1 Introduction
Severe acute respiratory syndrome coronavirus 2 (SARS-CoV-2) appeared in Wuhan, China, in late of 2019, causing coronavirus disease 2019 (COVID-19) and infecting approximately 560 million individuals worldwide based on July 2022 data, and death of approximately 6.5 million individuals.1 The seriousness of the global situation called for urgent development of COVID-19 vaccine and several vaccines were approved at unprecedented speed and used clinically throughout the world.2-4
The approved vaccines are delivered by intramuscular (IM) injection and induce SARS-CoV-2 specific IgG in serum and showed effectiveness in prevention of severe infection and death.5 However, vaccines administrated intramuscularly are, in general, known to be minimally effective in inducing mucosal secretory IgA (S-IgA), which plays an important role in boosting mucosal immunity, and preventing respiratory and gastrointestinal tract infections and viral transmission.6 Recent reports have described intramuscular administration of COVID-19 mRNA vaccine (e.g., Comirnaty)-induced SARS-CoV-2 specific IgA at mucosal sites.7, 8 However, the effect of mucosal IgA induced by mRNA vaccine is presumably limited in providing protection against virus infection through mucosal sites.9 Thus, although the first-generation COVID-19 vaccines produced limited benefits, such as reduction of severe infection and death in pandemic emergency situation, it is necessary to develop the next generation COVID-19 vaccines that can induce effective mucosal S-IgA, in addition to systemic IgG and IgA, to achieve protection against infection and prevention of transmission of the virus.

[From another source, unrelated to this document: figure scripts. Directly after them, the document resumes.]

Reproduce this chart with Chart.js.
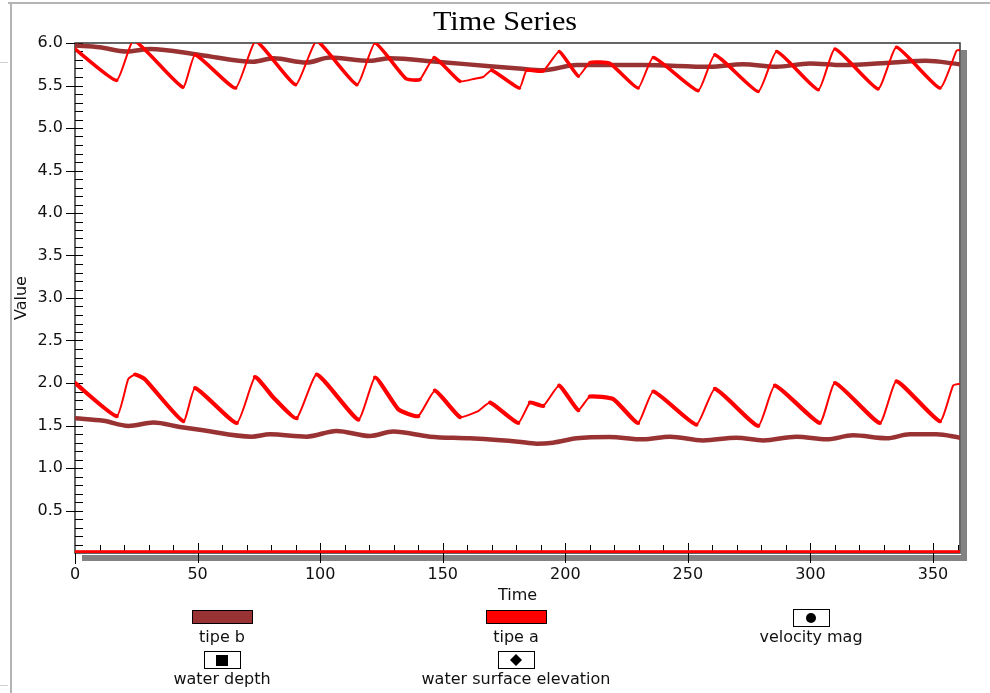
<!DOCTYPE html>
<html>
<head>
<meta charset="utf-8">
<script src="https://cdn.jsdelivr.net/npm/chart.js@4.4.0/dist/chart.umd.min.js"></script>
<style>
    body { margin: 0; background: #ffffff; }
    #wrap { width: 990px; height: 693px; }
</style>
</head>
<body>
<div id="wrap"><canvas id="tsChart" width="990" height="693"></canvas></div>
<script>
// values
const wseATime = [0, 17, 24, 44, 49, 65.5, 73.7, 90, 98.6, 115, 122.4, 135, 140.7, 146.5, 157, 163, 166.5, 170, 181.3, 184.2, 191, 197.5, 205.3, 210, 218.2, 229.7, 235.9, 254.2, 261, 278.7, 286.2, 303.2, 310, 327.6, 335.1, 352.8, 359.6, 361];
const wseAValue = [5.93, 5.56, 6.03, 5.48, 5.86, 5.47, 6.02, 5.51, 6.02, 5.51, 6.0, 5.58, 5.57, 5.83, 5.55, 5.58, 5.6, 5.68, 5.47, 5.68, 5.67, 5.90, 5.61, 5.77, 5.76, 5.47, 5.83, 5.44, 5.86, 5.43, 5.90, 5.45, 5.93, 5.46, 5.95, 5.47, 5.91, 5.92];

const depthATime = [0, 17, 21.7, 24.5, 28.5, 44.2, 49, 66, 73.4, 80.9, 90.4, 98.6, 115.6, 122.4, 131.9, 140, 146.8, 157, 164.5, 169.3, 180.8, 185.6, 191, 197.5, 205.3, 210, 219.6, 229.7, 235.9, 253.5, 261, 278.7, 285.5, 303.8, 310, 328.3, 335.1, 352.8, 358.2, 361];
const depthAValue = [2.0, 1.61, 2.045, 2.10, 2.045, 1.55, 1.94, 1.53, 2.07, 1.83, 1.585, 2.10, 1.57, 2.065, 1.69, 1.61, 1.91, 1.60, 1.67, 1.77, 1.53, 1.77, 1.73, 1.97, 1.68, 1.84, 1.81, 1.53, 1.90, 1.51, 1.93, 1.495, 1.97, 1.53, 2.0, 1.53, 2.02, 1.55, 1.97, 1.99];

const wseBTime = [0, 10, 21, 30.6, 51, 72.6, 81, 94.5, 104, 120.3, 128.5, 147.5, 168, 181, 191, 204.6, 231.7, 259, 272.5, 286, 299.8, 313, 333.7, 347, 361];
const wseBValue = [5.97, 5.95, 5.90, 5.93, 5.86, 5.78, 5.82, 5.77, 5.83, 5.79, 5.82, 5.78, 5.73, 5.70, 5.68, 5.74, 5.74, 5.72, 5.75, 5.72, 5.76, 5.74, 5.77, 5.79, 5.75];

const depthBTime = [0, 11.6, 21.8, 32, 42.8, 52.3, 72, 79.5, 94.5, 106.7, 120.3, 129.8, 144.8, 161, 180.8, 188.3, 195, 204.6, 218, 231.8, 242.7, 256.2, 269.8, 280.7, 294.3, 306.6, 317.4, 331, 340.5, 351.4, 361];
const depthBValue = [1.585, 1.555, 1.495, 1.534, 1.483, 1.443, 1.369, 1.396, 1.369, 1.436, 1.377, 1.428, 1.369, 1.349, 1.31, 1.286, 1.298, 1.349, 1.365, 1.337, 1.369, 1.325, 1.357, 1.325, 1.369, 1.337, 1.384, 1.349, 1.396, 1.396, 1.357];

const velTime = [0, 90, 180, 270, 361];
const velAValue = [0.015, 0.016, 0.015, 0.016, 0.015];
const velBValue = [0.01, 0.01, 0.01, 0.01, 0.01];

const seriesNames = ['tipe b', 'tipe a'];
const variableNames = ['velocity mag', 'water depth', 'water surface elevation'];
const xTicks = [0, 50, 100, 150, 200, 250, 300, 350];
const yTicks = [0.5, 1.0, 1.5, 2.0, 2.5, 3.0, 3.5, 4.0, 4.5, 5.0, 5.5, 6.0];

const BROWN = '#993333';
const RED = '#ff0000';
const FONT = 'DejaVu Sans';

function toPoints(times, values) {
    return times.map((t, i) => ({ x: t, y: values[i] }));
}

// thin on the quick rises, thick on the slow falls
function redSegment(thick) {
    return {
        borderWidth: ctx => (ctx.p1.parsed.y > ctx.p0.parsed.y ? 2 : thick)
    };
}

const decorPlugin = {
    id: 'decor',
    beforeDraw(chart) {
        const c = chart.ctx;
        c.save();
        c.fillStyle = '#ffffff';
        c.fillRect(0, 0, chart.width, chart.height);
        // window frame
        c.fillStyle = '#b4b4b4';
        c.fillRect(8, 2, chart.width - 8, 2);
        c.fillRect(10, 4, 2, chart.height - 4);
        c.fillStyle = '#d0d0d0';
        c.fillRect(0, 62, 8, 1);
        c.fillRect(0, 685, 8, 1);
        c.restore();
    },
    beforeDatasetsDraw(chart) {
        const c = chart.ctx;
        const a = chart.chartArea;
        c.save();
        // drop shadow
        c.fillStyle = '#828282';
        c.fillRect(a.right + 1, a.top + 7, 6, a.bottom - a.top + 1);
        c.fillRect(a.left + 7, a.bottom + 2, a.right - a.left, 6);
        // frame
        c.strokeStyle = '#333333';
        c.lineWidth = 1.5;
        c.strokeRect(a.left, a.top, a.right - a.left, a.bottom - a.top);
        // ticks
        const xs = chart.scales.x;
        const ys = chart.scales.y;
        c.strokeStyle = '#000000';
        c.lineWidth = 1;
        c.beginPath();
        for (let v = 10; v < 361; v += 10) {
            const px = Math.round(xs.getPixelForValue(v)) + 0.5;
            if (v % 50 === 0) {
                c.moveTo(px, a.bottom - 10);
                c.lineTo(px, a.bottom + 10);
            } else {
                c.moveTo(px, a.bottom - 8);
                c.lineTo(px, a.bottom);
            }
        }
        c.moveTo(a.left + 0.5, a.bottom);
        c.lineTo(a.left + 0.5, a.bottom + 11);
        for (let k = 1; k <= 60; k++) {
            const py = Math.round(ys.getPixelForValue(k / 10)) + 0.5;
            if (k % 5 === 0) {
                c.moveTo(a.left - 9, py);
                c.lineTo(a.left + 8, py);
            } else {
                c.moveTo(a.left, py);
                c.lineTo(a.left + 8, py);
            }
        }
        c.stroke();
        c.restore();
    },
    afterDraw(chart) {
        const c = chart.ctx;
        c.save();
        // title
        c.fillStyle = '#000000';
        c.font = '27px "Liberation Serif"';
        c.textAlign = 'center';
        c.textBaseline = 'alphabetic';
        c.translate(505, 30);
        c.scale(1.12, 1);
        c.fillText('Time Series', 0, 0);
        c.restore();

        // legend
        c.save();
        c.font = '16px "' + FONT + '"';
        c.textAlign = 'center';
        c.textBaseline = 'middle';
        c.lineWidth = 1;
        c.strokeStyle = '#000000';
        const cols = [222, 516, 811];
        const seriesColors = [BROWN, RED];
        seriesNames.forEach((name, i) => {
            c.fillStyle = seriesColors[i];
            c.fillRect(cols[i] - 30, 610, 61, 14);
            c.strokeRect(cols[i] - 30 + 0.5, 610.5, 60, 13);
            c.fillStyle = '#111111';
            c.fillText(name, cols[i], 638);
        });
        const slots = [[cols[2], 618, 638], [cols[0], 660, 680], [cols[1], 660, 680]];
        variableNames.forEach((name, i) => {
            const [cx, cy, ty] = slots[i];
            c.fillStyle = '#ffffff';
            c.fillRect(cx - 18, cy - 9, 36, 18);
            c.strokeRect(cx - 18 + 0.5, cy - 9 + 0.5, 36, 17);
            c.fillStyle = '#000000';
            c.beginPath();
            if (i === 0) {
                c.arc(cx, cy, 5, 0, Math.PI * 2);
            } else if (i === 1) {
                c.rect(cx - 6, cy - 5, 12, 11);
            } else {
                c.moveTo(cx, cy - 6);
                c.lineTo(cx + 6, cy);
                c.lineTo(cx, cy + 6);
                c.lineTo(cx - 6, cy);
                c.closePath();
            }
            c.fill();
            c.fillStyle = '#111111';
            c.fillText(name, cx, ty);
        });
        c.restore();
    }
};

new Chart(document.getElementById('tsChart').getContext('2d'), {
    type: 'line',
    data: {
        datasets: [
            {
                label: 'tipe a - water surface elevation',
                data: toPoints(wseATime, wseAValue),
                borderColor: RED,
                borderWidth: 3,
                tension: 0.15,
                segment: redSegment(3.6)
            },
            {
                label: 'tipe a - water depth',
                data: toPoints(depthATime, depthAValue),
                borderColor: RED,
                borderWidth: 3,
                tension: 0.15,
                segment: redSegment(4.2)
            },
            {
                label: 'tipe a - velocity mag',
                data: toPoints(velTime, velAValue),
                borderColor: RED,
                borderWidth: 3
            },
            {
                label: 'tipe b - water surface elevation',
                data: toPoints(wseBTime, wseBValue),
                borderColor: BROWN,
                borderWidth: 4.5,
                cubicInterpolationMode: 'monotone'
            },
            {
                label: 'tipe b - water depth',
                data: toPoints(depthBTime, depthBValue),
                borderColor: BROWN,
                borderWidth: 4.5,
                cubicInterpolationMode: 'monotone'
            },
            {
                label: 'tipe b - velocity mag',
                data: toPoints(velTime, velBValue),
                borderColor: BROWN,
                borderWidth: 3
            }
        ]
    },
    options: {
        responsive: false,
        animation: false,
        elements: {
            point: { radius: 0 },
            line: { borderCapStyle: 'round', borderJoinStyle: 'round' }
        },
        layout: {
            padding: { top: 43, right: 30, bottom: 80, left: 0 }
        },
        plugins: {
            legend: { display: false },
            title: { display: false },
            tooltip: { enabled: false }
        },
        scales: {
            x: {
                type: 'linear',
                min: 0,
                max: 361,
                afterFit: s => { s.height = 60; },
                afterBuildTicks: s => { s.ticks = xTicks.map(v => ({ value: v })); },
                grid: { display: false, drawTicks: false },
                border: { display: false },
                ticks: {
                    padding: 12,
                    color: '#111111',
                    font: { family: FONT, size: 16 }
                },
                title: {
                    display: true,
                    text: 'Time',
                    color: '#111111',
                    font: { family: FONT, size: 16 },
                    padding: { top: 0, bottom: 8 }
                }
            },
            y: {
                min: 0,
                max: 6,
                afterFit: s => { s.width = 75; },
                afterBuildTicks: s => { s.ticks = yTicks.map(v => ({ value: v })); },
                grid: { display: false, drawTicks: false },
                border: { display: false },
                ticks: {
                    padding: 12,
                    color: '#111111',
                    font: { family: FONT, size: 16 },
                    callback: v => Number(v).toFixed(1)
                },
                title: {
                    display: true,
                    text: 'Value',
                    color: '#111111',
                    font: { family: FONT, size: 16 },
                    padding: { top: 12, bottom: 0 }
                }
            }
        }
    },
    plugins: [decorPlugin]
});
</script>
</body>
</html>
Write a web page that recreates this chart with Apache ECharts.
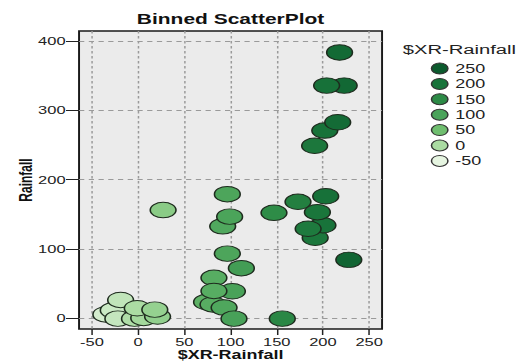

Mucosal vaccines that are directly administered onto mucosal surfaces, such as the nasal cavity and gastrointestinal tract, can induce mucosal S-IgA.10 Since the mucosa is equipped with exclusion systems, namely the cilia, mucus and various proteases, against foreign substances including vaccine antigens,11 the use of vaccines that contain antigen alone is unlikely to produce protective immunity. Thus, for successful mucosal vaccination, live virus vaccines and mucosal adjuvants that enhance the vaccine effects, have been developed worldwide.12 However, the live attenuated vaccines, such as Flumist®, have problems related to their efficacy and safety and thus their worldwide use is limited.13
To overcome these problems, we reported previously the use of an antigen delivery type adjuvant,14 pulmonary surfactant (PS)-based compound, surfacten®, as an effective and safe intranasal mucosal adjuvant for influenza ether-split hemagglutinin vaccine (HAv) and that it enhanced the production of both HAv-specific IgG in serum and S-IgA in the respiratory mucosae of mice and swine.15, 16 Based on these results, we then successfully developed synthetic surfactant (SSF), which mimicked human PS, consisting of three major lipids [1,2-dipalmitoyl-phosphatidylcholine (DPPC), phosphatidylglycerol (PG) and palmitic acid (PA)] plus the K6L16 peptide [which resembles surfactant protein C (SP-C)], as a potent and safe synthetic mucosal adjuvant.17, 18 In addition, to increase the effectiveness of the vaccine, we prepared the antigen and SSF complex by lyophilization, thus allowing the lyophilized powder to be suspended in carboxy vinyl polymer (CVP) to increase the viscosity of the antigen and SSF complex solution in order to prolong antigen uptake on the mucosal surface.18 The final vaccine solution was termed antigen-SF-10. In a series of studies, we reported that intranasal application of antigen-SF-10 enhanced the absorption of antigens to nasal antigen presenting cells and induced systemic as well as respiratory humoral immunity in mice and cynomolgus monkeys18-20 and cell-mediated immunity in mice.21
The present study is an extension to the above work and was designed to determine the outcome of mucosal application of recombinant S1 spike protein of SARS-CoV-2, as an antigen combined with SF-10 (S1-SF-10) on respiratory and systemic immunity against SARS-CoV-2 infection. For this purpose, S1-SF-10 vaccine was inoculated intratracheally (IT) through nasal cavity to the lower respiratory tract (S1-SF-10-IT) of mice, the site of viral infection and proliferation. To test the effectiveness of a new administration method of intratracheal vaccination, we analyzed the levels of induced S1-specific antibodies, the antibody secreting cells and S1-responsive Th cytokine secreting cells in lung lymphocytes and splenocytes. We also compared the level of protective immunity induced by S1-SF-10-IT and intramuscular injection of S1 with an already reported potent adjuvant AS03 (S1-AS03-IM) against SARS-CoV-2 infection using the S1/angiotensin converting enzyme 2 (ACE2) binding inhibition assay.